The streets of Kyoto are immaculate, decorated by vending machines every 100 feet or so. There are no trashcans, or at least the trashcans are incredibly hard to find. The majority of people walking along the road or biking all appear to be wearing clothes bought in the past year. When I grumbled about the lack of a trashcan while carrying around an empty bottle and a piece of paper that had once wrapped a steamed bun, my dad simply said that even at tea ceremonies, the Japanese are expected to take care of their own trash.
In all of this cleanliness, and apparent economic comfort, it appears that the poor do not exist. When in fact, the truth is that they are hidden.
Kyoto has no homeless shelters, or at least none that the homeless do not make themselves.
To find the homeless, one cannot simply walk on the streets, for in Kyoto they live under the bridges or in Internet cafés. Underneath the bridges of the Kamo River are small homes made of cardboard, plastic and cloth. Walking under these bridges is the only way that you would ever know that anyone in Kyoto is homeless.
The rest of Kyoto’s homeless is much more invisible. I talked to a boy in Kyoto who mentioned sleeping in an Internet café in passing, but I did not know what he meant at the time. Japan Talk comments, “there are a considerable number of Japanese youth who are living on the edge−sleeping in Internet cafés and working temporary or part-time jobs.”
The Internet cafés stay open 24 hours and sometimes offer rooms for $15 to $25 a night. They serve free drinks and are a good option for those who do not have much money. Alternatively, some of Japan’s poor live in the 6.5-by- 5 foot capsule hotels. According to Tofugu, even though the capsule hotels were meant for drunk salary men, when the hotel owners realized that people were living in the capsules, “they gave people discounts for paying for a month at a time, and the government even gave the okay to use these hotels as physical addresses, which helps the jobless living here land interviews.”

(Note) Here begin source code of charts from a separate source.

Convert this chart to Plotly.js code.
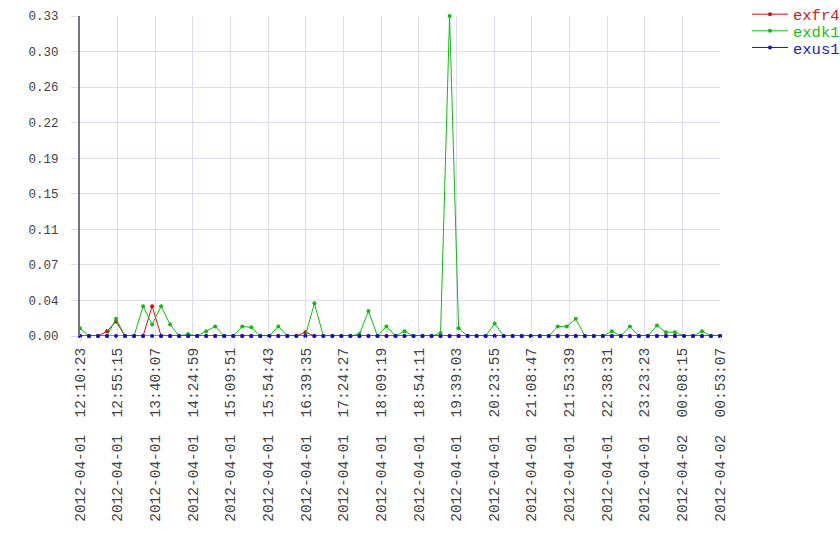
<!DOCTYPE html>
<html>
<head>
<meta charset="utf-8">
<script src="https://cdn.plot.ly/plotly-3.0.1.min.js"></script>
<style>
html,body{margin:0;padding:0;background:#fff;}
#chart{width:840px;height:560px;}
</style>
</head>
<body>
<div id="chart"></div>
<script>
const times = [
"2012-04-01 12:10:23","2012-04-01 12:21:08","2012-04-01 12:31:52","2012-04-01 12:42:37",
"2012-04-01 12:53:21","2012-04-01 13:04:06","2012-04-01 13:14:50","2012-04-01 13:25:35",
"2012-04-01 13:36:20","2012-04-01 13:47:04","2012-04-01 13:57:49","2012-04-01 14:08:33",
"2012-04-01 14:19:18","2012-04-01 14:30:02","2012-04-01 14:40:47","2012-04-01 14:51:31",
"2012-04-01 15:02:16","2012-04-01 15:13:01","2012-04-01 15:23:45","2012-04-01 15:34:30",
"2012-04-01 15:45:14","2012-04-01 15:55:59","2012-04-01 16:06:43","2012-04-01 16:17:28",
"2012-04-01 16:28:13","2012-04-01 16:38:57","2012-04-01 16:49:42","2012-04-01 17:00:26",
"2012-04-01 17:11:11","2012-04-01 17:21:55","2012-04-01 17:32:40","2012-04-01 17:43:24",
"2012-04-01 17:54:09","2012-04-01 18:04:54","2012-04-01 18:15:38","2012-04-01 18:26:23",
"2012-04-01 18:37:07","2012-04-01 18:47:52","2012-04-01 18:58:36","2012-04-01 19:09:21",
"2012-04-01 19:20:06","2012-04-01 19:30:50","2012-04-01 19:41:35","2012-04-01 19:52:19",
"2012-04-01 20:03:04","2012-04-01 20:13:48","2012-04-01 20:24:33","2012-04-01 20:35:17",
"2012-04-01 20:46:02","2012-04-01 20:56:47","2012-04-01 21:07:31","2012-04-01 21:18:16",
"2012-04-01 21:29:00","2012-04-01 21:39:45","2012-04-01 21:50:29","2012-04-01 22:01:14",
"2012-04-01 22:11:59","2012-04-01 22:22:43","2012-04-01 22:33:28","2012-04-01 22:44:12",
"2012-04-01 22:54:57","2012-04-01 23:05:41","2012-04-01 23:16:26","2012-04-01 23:27:10",
"2012-04-01 23:37:55","2012-04-01 23:48:40","2012-04-01 23:59:24","2012-04-02 00:10:09",
"2012-04-02 00:20:53","2012-04-02 00:31:38","2012-04-02 00:42:22","2012-04-02 00:53:07"
];

const exfr4 = [
0,0,0,0.005,0.015,0,0,0,0.031,0,0,0,
0,0,0,0,0,0,0,0,0,0,0,0,
0,0.004,0,0,0,0,0,0,0,0,0,0,
0,0,0,0,0,0,0,0,0,0,0,0,
0,0,0,0,0,0,0,0,0,0,0,0,
0,0,0,0,0,0,0,0,0,0,0,0
];

const exdk1 = [
0.008,0,0,0,0.018,0,0,0.031,0.012,0.031,0.012,0,
0.002,0,0.005,0.010,0,0,0.010,0.009,0,0,0.010,0,
0,0,0.034,0,0,0,0,0.002,0.026,0,0.010,0,
0.005,0,0,0,0.003,0.3333,0.008,0,0,0,0.013,0,
0,0,0,0,0,0.010,0.010,0.018,0,0,0,0.005,
0,0.010,0,0,0.011,0.004,0.004,0,0,0.005,0,0
];

const exus1 = [
0,0,0,0,0,0,0,0,0,0,0,0,
0,0,0,0,0,0,0,0,0,0,0,0,
0,0,0,0,0,0,0,0,0,0,0,0,
0,0,0,0,0,0,0,0,0,0,0,0,
0,0,0,0,0,0,0,0,0,0,0,0,
0,0,0,0,0,0,0,0,0,0,0,0
];

const seriesNames = ["exfr4","exdk1","exus1"];

const tickTimes = [
"2012-04-01 12:10:23","2012-04-01 12:55:15","2012-04-01 13:40:07","2012-04-01 14:24:59",
"2012-04-01 15:09:51","2012-04-01 15:54:43","2012-04-01 16:39:35","2012-04-01 17:24:27",
"2012-04-01 18:09:19","2012-04-01 18:54:11","2012-04-01 19:39:03","2012-04-01 20:23:55",
"2012-04-01 21:08:47","2012-04-01 21:53:39","2012-04-01 22:38:31","2012-04-01 23:23:23",
"2012-04-02 00:08:15","2012-04-02 00:53:07"
];
const tickLabels = tickTimes.map(t => t.replace(" ", "\u00a0\u00a0"));

const yMax = 0.3333;

const FONT = "Liberation Mono, DejaVu Sans Mono, monospace";
const colors = ["#cc1111", "#11bb11", "#1111cc"];
const textColors = ["#cc2222", "#22bb22", "#2222bb"];
const ys = [exfr4, exdk1, exus1];
const legendIds = ["legend", "legend2", "legend3"];
const legendY = [1.0575, 1.0055, 0.9535];

const traces = ys.map((y, k) => ({
  type: "scatter",
  mode: "lines+markers",
  name: seriesNames[k],
  legend: legendIds[k],
  x: times,
  y: y,
  line: {color: colors[k], width: 1},
  marker: {color: colors[k], size: 4},
  cliponaxis: false
}));

const layout = {
  width: 840, height: 560,
  margin: {l: 80, r: 120, t: 16, b: 224, pad: 0, autoexpand: false},
  paper_bgcolor: "#fff",
  plot_bgcolor: "#fff",
  showlegend: true,
  xaxis: {
    type: "date",
    range: [times[0], times[times.length - 1]],
    tickmode: "array",
    tickvals: tickTimes,
    ticktext: tickLabels,
    tickangle: -90,
    tickfont: {family: FONT, size: 14.5, color: "#444"},
    ticks: "outside", ticklen: 5, tickcolor: "#dcdcf4",
    showgrid: true, gridcolor: "#dcdcf4", gridwidth: 1,
    zeroline: false, showline: false
  },
  yaxis: {
    range: [0, yMax],
    tickmode: "linear", tick0: 0, dtick: yMax / 9,
    tickformat: ".2f",
    tickfont: {family: FONT, size: 12.5, color: "#444"},
    ticks: "outside", ticklen: 7, tickcolor: "#dcdcf4",
    ticklabelstandoff: 10,
    showgrid: true, gridcolor: "#dcdcf4", gridwidth: 1,
    zeroline: false,
    showline: true, linecolor: "#737384", linewidth: 2
  }
};

legendIds.forEach((id, k) => {
  layout[id] = {
    x: 1.0422, xanchor: "left", y: legendY[k], yanchor: "top",
    font: {family: FONT, size: 15.5, color: textColors[k]},
    bgcolor: "rgba(0,0,0,0)",
    itemwidth: 36
  };
});

Plotly.newPlot("chart", traces, layout, {displayModeBar: false, staticPlot: true});
</script>
</body>
</html>
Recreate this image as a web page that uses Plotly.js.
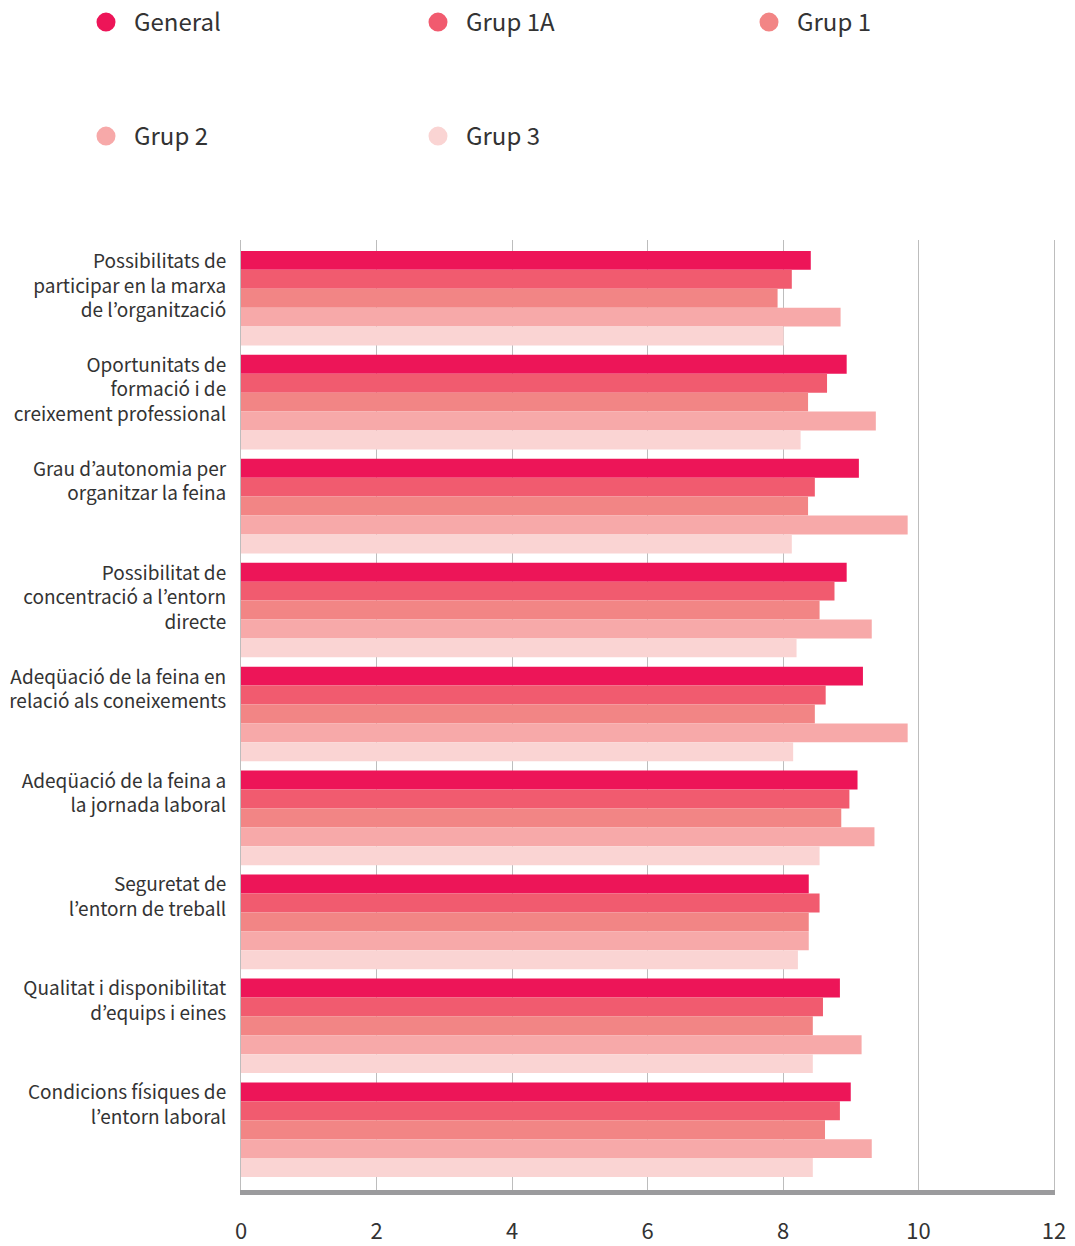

Because these cheap “housing” options exist, it is easy for Japan to present a much smaller homeless problem than it really has. Japan’s homeless are hidden in cafés and under bridges. The ones in the cafés almost pass as part of the middle class population, since they walk among them and are working some sort of job.
It is much harder to deal with a problem if it cannot be seen. Japan treats its homeless well in terms of human rights. According to Japan Talk, Japanese “courts ruled that homeless tents on public land can’t be arbitrarily dismantled by police. Police must follow the same due process as an eviction from a regular rental apartment.” On the other hand, the courts are not doing much to make fewer Japanese homeless in the first place.
A few small efforts are starting in Kyoto to help the homeless, like the X Café. In addition, the photojournalist Shiho Fukada is doing work to document the lives and existence of the homeless in Japan. Perhaps if journalists continue to give Japan’s poor a face, story, and acknowledgement, then more will be done to help them.